In a judgment which was just issued, the Administrative Court of Sigmaringen examined the question as to whether employees may be requested to share their Outlook work calendar with other employees (e.g. supervisors).
The case adjudicated by the Administrative Court began in a university hotel when a supervisor asked an employee to share his Outlook work calendar. Unless the calendar was shared by the employee, the supervisor could only see that appointments had been “booked,” but could not see the content of those appointments. The Staff Council (i.e. the representative body for hospital employees, the public-sector equivalent of the Works Council in the private sector) ultimately intervened in this process and expressed the view that this request for access is subject to co-determination in terms of § 75(4) of the Employee Representation Act of the State of Baden-Württemberg. As grounds for its position, the Staff Council pointed out that it has the authority to supervise the disclosure of specific content of employees’ calendars. Hospital management, on the other hand, took the view that the calendar can only be used to facilitate appointments and that the relevant software, Microsoft Outlook, has long been used without any objections from the Staff Council, so that hospital management had a legitimate expectation with respect to co-determination by the Staff Council.
The Administrative Court of Sigmaringen ruled that co-determination by the Staff Council is required in this case and found, in line with the case law of the Federal Labor Court, that co-determination is required whenever a measure can objectively be used to monitor employees, as is the case here.
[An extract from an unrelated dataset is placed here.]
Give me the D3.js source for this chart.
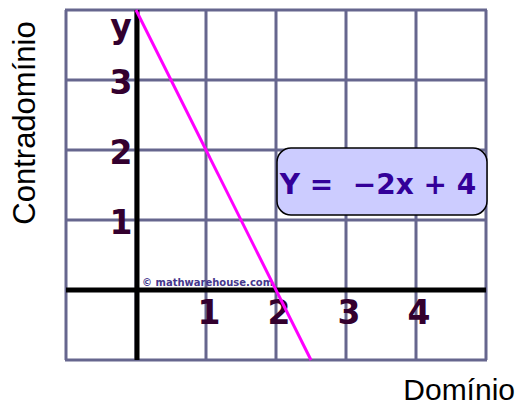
<!DOCTYPE html>
<html>
<head>
<meta charset="utf-8">
<script src="https://cdn.jsdelivr.net/npm/d3@7"></script>
<style>
  body { margin: 0; background: #fff; }
  svg { display: block; }
</style>
</head>
<body>
<div id="chart"></div>
<script>
// Data
const gridX = [-1, 0, 1, 2, 3, 4, 5];
const gridY = [-1, 0, 1, 2, 3, 4];
const xTicks = [1, 2, 3, 4];
const yTicks = [1, 2, 3];
// y = -2x + 4, drawn from the y-intercept down to the bottom edge
const lineX = [0, 2.5];
const lineY = [4, -1];
const equation = "Y =  \u22122x + 4";

const W = 521, H = 405;

const svg = d3.select("#chart")
    .append("svg")
    .attr("width", W)
    .attr("height", H);

svg.append("rect").attr("width", W).attr("height", H).attr("fill", "#fff");

const x = d3.scaleLinear().domain([-1, 5]).range([66, 486]);
const y = d3.scaleLinear().domain([-1, 4]).range([360, 10]);

// Grid
svg.selectAll(".gx")
    .data(gridX)
    .enter()
    .append("line")
    .attr("x1", d => x(d)).attr("x2", d => x(d))
    .attr("y1", y(4)).attr("y2", y(-1))
    .attr("stroke", "#66668e")
    .attr("stroke-width", 3);

svg.selectAll(".gy")
    .data(gridY)
    .enter()
    .append("line")
    .attr("y1", d => y(d)).attr("y2", d => y(d))
    .attr("x1", x(-1) - 1).attr("x2", x(5) + 1)
    .attr("stroke", "#66668e")
    .attr("stroke-width", 3);

// Axes
svg.append("line")
    .attr("x1", x(-1)).attr("x2", x(5))
    .attr("y1", y(0)).attr("y2", y(0))
    .attr("stroke", "#000").attr("stroke-width", 5);
svg.append("line")
    .attr("x1", x(0) + 1).attr("x2", x(0) + 1)
    .attr("y1", y(4)).attr("y2", y(-1))
    .attr("stroke", "#000").attr("stroke-width", 5);

// Watermark
svg.append("text")
    .attr("x", x(0) + 6)
    .attr("y", y(0) - 4)
    .attr("font-family", "Verdana, 'DejaVu Sans', sans-serif")
    .attr("font-weight", "bold")
    .attr("font-size", 10)
    .attr("fill", "#45378c")
    .text("\u00a9 mathwarehouse.com");

// Tick labels
const tickFont = "'DejaVu Sans', Verdana, sans-serif";
svg.selectAll(".xt")
    .data(xTicks)
    .enter()
    .append("text")
    .attr("x", d => x(d) + 3)
    .attr("y", y(0) + 22)
    .attr("text-anchor", "middle")
    .attr("dominant-baseline", "central")
    .attr("font-family", tickFont)
    .attr("font-weight", "bold")
    .attr("font-size", 33)
    .attr("fill", "#33002e")
    .text(d => d);

svg.selectAll(".yt")
    .data(yTicks)
    .enter()
    .append("text")
    .attr("x", x(0) - 15)
    .attr("y", d => y(d) + 2)
    .attr("text-anchor", "middle")
    .attr("dominant-baseline", "central")
    .attr("font-family", tickFont)
    .attr("font-weight", "bold")
    .attr("font-size", 33)
    .attr("fill", "#33002e")
    .text(d => d);

svg.append("text")
    .attr("x", x(0) - 15)
    .attr("y", 26)
    .attr("text-anchor", "middle")
    .attr("dominant-baseline", "central")
    .attr("font-family", tickFont)
    .attr("font-weight", "bold")
    .attr("font-size", 33)
    .attr("fill", "#33002e")
    .text("y");

// The line
const pts = lineX.map((v, i) => [v, lineY[i]]);
svg.append("path")
    .datum(pts)
    .attr("d", d3.line().x(d => x(d[0])).y(d => y(d[1])))
    .attr("fill", "none")
    .attr("stroke", "#ff00ff")
    .attr("stroke-width", 3);

// Equation box
const box = svg.append("g");
box.append("rect")
    .attr("x", 277).attr("y", 148)
    .attr("width", 210).attr("height", 67)
    .attr("rx", 14)
    .attr("fill", "#ccccff")
    .attr("stroke", "#000")
    .attr("stroke-width", 1.5);
box.append("text")
    .attr("x", 378).attr("y", 184)
    .attr("text-anchor", "middle")
    .attr("dominant-baseline", "central")
    .attr("font-family", tickFont)
    .attr("font-weight", "bold")
    .attr("font-size", 28)
    .attr("fill", "#330099")
    .attr("xml:space", "preserve")
    .style("white-space", "pre")
    .text(equation);

// Axis titles
svg.append("text")
    .attr("x", 515)
    .attr("y", 400)
    .attr("text-anchor", "end")
    .attr("font-family", "'Liberation Sans', Arial, sans-serif")
    .attr("font-size", 30)
    .attr("fill", "#000")
    .text("Domínio");

svg.append("text")
    .attr("transform", "translate(35,123) rotate(-90)")
    .attr("text-anchor", "middle")
    .attr("font-family", "'Liberation Sans', Arial, sans-serif")
    .attr("font-size", 31)
    .attr("fill", "#000")
    .text("Contradomínio");
</script>
</body>
</html>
Interestingly, it also found that a clearance certificate from the company’s data protection officer (which existed in this case) cannot replace approval by the Staff Council, and that these two requirements are cumulative. In other words, if a company wants an employee to share his or her Outlook calendar with other people in the company, it will require both a determination by the company’s data protection officer (if applicable) that the measure conforms to data protection law and co-determination by the Staff Council (if applicable).
In terms of data protection law, the Administrative Court of Sigmaringen points out that the risk that the employee’s privacy will be invaded “through the technical collection of data regarding conduct and performance” (by sharing the employee’s Outlook calendar and the appointments listed in the calendar with other employees) must be balanced against the supervisor’s interest in sharing the calendar. The ruling does not contain a specific description of the supervisor’s interest. The court notes the possibility that collection of this data (by sharing the Outlook calendar) may be permissible even without additional precautions.
In other words, sharing an employee’s Outlook calendar may typically be permissible in accordance with § 26(1) Sentence 1 of the Federal Data Protection Act or Article 6(1) Sentence 1(f) of the GDPR, in view of the balancing of interests required by the Administrative Court. The decisive question in this regard is whether conduct of the employment relationship requires sharing of the employee’s Outlook calendar or not. But in light of assessments by supervisory authorities on this topic and the principle of integrity and confidentiality pursuant to Article 5(1)(f) of the GDPR, it should be ensured that the calendar is only shared with employees who (absolutely) need this information (need-to-know principle). Another relevant factor, of course, is whether employees (are allowed to) use the calendar for private appointments as well. After all, access to such private information is likely not necessary for conduct of the employment relationship.
This ruling ultimately conforms to a ruling by the District Labor Court of Nuremberg for the non-public sector, finding that the Works Council has a right of co-determination with regard to the sharing of Outlook calendars (District Labor Court of Nuremberg, Judgment of 21 February 2017, Case No. 7 Sa 441/16).